» **Set exercise**
Go through the material below, count the lines with the word "chart", and reply with the count alone.

━━━ Stored data ━━━

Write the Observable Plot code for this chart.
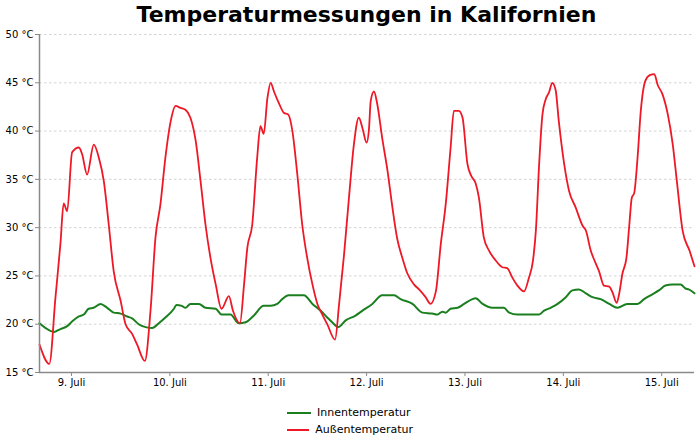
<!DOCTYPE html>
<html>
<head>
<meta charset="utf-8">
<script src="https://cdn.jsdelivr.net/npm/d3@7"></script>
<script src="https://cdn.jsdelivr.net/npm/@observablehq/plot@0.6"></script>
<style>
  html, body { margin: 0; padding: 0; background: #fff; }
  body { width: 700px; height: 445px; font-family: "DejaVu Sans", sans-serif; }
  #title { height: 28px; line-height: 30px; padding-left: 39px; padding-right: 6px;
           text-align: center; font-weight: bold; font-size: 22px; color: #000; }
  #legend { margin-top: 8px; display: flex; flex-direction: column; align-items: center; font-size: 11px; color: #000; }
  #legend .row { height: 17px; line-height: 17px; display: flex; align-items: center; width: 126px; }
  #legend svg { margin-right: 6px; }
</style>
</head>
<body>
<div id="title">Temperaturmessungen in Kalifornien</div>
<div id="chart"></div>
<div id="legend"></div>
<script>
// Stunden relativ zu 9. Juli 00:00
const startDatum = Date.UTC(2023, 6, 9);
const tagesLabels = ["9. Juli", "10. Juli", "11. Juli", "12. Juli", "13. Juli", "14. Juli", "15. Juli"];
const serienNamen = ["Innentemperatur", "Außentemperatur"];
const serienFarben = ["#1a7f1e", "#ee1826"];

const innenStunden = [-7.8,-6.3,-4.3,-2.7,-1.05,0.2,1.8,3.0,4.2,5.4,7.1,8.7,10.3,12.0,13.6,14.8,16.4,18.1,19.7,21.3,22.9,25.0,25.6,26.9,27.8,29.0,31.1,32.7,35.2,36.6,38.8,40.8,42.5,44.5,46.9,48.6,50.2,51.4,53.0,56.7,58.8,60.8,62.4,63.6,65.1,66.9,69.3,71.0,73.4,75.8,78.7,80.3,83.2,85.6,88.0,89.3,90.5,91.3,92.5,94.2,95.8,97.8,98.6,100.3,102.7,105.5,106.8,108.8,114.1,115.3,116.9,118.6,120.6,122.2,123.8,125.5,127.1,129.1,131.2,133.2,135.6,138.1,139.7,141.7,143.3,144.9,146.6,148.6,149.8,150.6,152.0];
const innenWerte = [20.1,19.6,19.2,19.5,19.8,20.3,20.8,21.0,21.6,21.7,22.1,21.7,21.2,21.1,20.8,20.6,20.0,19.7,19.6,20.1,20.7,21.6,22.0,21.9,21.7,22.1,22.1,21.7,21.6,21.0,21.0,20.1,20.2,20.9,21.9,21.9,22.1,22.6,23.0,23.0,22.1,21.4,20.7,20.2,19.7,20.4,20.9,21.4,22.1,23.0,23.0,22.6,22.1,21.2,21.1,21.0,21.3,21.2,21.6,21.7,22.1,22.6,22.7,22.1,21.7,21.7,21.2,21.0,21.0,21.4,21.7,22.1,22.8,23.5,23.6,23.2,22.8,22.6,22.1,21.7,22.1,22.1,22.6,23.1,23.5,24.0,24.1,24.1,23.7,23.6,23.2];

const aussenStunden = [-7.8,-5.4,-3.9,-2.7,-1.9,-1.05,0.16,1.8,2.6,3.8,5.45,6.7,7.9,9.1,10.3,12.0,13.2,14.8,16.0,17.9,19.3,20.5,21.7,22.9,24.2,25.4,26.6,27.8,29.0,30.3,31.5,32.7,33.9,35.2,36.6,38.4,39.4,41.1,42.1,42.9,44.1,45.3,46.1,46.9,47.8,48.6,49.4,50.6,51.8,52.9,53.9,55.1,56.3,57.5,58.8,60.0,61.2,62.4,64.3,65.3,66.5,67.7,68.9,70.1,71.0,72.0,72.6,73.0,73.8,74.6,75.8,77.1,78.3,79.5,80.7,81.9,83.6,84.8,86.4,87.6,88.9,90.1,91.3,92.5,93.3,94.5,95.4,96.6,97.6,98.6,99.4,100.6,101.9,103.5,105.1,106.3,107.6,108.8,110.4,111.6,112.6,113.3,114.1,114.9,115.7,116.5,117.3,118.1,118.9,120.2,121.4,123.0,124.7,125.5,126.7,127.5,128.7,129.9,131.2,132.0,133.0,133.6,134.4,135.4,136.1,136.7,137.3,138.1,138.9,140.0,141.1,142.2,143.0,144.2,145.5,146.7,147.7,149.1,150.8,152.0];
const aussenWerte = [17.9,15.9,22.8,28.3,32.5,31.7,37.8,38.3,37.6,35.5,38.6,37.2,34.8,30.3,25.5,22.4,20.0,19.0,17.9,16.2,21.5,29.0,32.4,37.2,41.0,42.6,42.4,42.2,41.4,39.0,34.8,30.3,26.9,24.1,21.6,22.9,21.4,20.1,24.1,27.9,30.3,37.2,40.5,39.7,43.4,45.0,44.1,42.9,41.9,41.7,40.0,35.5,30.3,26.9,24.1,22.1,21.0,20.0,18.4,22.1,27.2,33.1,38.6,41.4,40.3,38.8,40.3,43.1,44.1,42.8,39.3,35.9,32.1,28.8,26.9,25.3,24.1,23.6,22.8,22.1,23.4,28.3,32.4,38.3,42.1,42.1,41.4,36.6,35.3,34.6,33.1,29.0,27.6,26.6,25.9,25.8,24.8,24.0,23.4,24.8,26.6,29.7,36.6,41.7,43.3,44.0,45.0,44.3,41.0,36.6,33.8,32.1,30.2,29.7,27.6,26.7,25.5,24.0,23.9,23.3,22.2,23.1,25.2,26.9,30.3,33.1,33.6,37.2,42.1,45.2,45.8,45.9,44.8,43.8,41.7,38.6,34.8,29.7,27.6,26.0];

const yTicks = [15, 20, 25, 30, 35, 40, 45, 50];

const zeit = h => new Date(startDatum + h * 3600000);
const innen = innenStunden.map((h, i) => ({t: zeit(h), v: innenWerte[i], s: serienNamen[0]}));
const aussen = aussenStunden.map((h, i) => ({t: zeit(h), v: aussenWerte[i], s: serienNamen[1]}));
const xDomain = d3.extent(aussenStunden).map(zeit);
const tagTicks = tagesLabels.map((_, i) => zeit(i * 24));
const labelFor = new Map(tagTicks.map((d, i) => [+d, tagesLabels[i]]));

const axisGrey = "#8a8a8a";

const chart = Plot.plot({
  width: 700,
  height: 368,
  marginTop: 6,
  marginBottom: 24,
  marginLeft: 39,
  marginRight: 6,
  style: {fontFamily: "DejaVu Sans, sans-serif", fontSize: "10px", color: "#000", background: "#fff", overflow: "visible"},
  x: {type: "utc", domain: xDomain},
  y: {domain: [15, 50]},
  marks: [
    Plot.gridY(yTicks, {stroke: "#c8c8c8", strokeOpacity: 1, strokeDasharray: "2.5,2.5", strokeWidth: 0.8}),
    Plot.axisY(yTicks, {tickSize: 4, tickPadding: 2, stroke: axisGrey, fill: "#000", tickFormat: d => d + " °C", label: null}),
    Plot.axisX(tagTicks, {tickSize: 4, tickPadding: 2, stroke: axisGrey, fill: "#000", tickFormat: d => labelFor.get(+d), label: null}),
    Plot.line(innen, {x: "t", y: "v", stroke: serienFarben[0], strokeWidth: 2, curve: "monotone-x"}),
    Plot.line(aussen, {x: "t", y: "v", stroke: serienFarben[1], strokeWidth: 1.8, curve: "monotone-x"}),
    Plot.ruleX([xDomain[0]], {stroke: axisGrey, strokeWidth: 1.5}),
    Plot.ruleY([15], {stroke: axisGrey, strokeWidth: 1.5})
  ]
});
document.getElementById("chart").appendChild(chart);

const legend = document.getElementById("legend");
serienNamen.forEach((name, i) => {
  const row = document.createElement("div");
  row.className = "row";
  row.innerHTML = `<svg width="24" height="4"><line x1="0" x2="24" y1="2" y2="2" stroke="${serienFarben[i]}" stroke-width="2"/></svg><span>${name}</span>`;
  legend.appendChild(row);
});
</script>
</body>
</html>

━━━

» **Worked answer**
4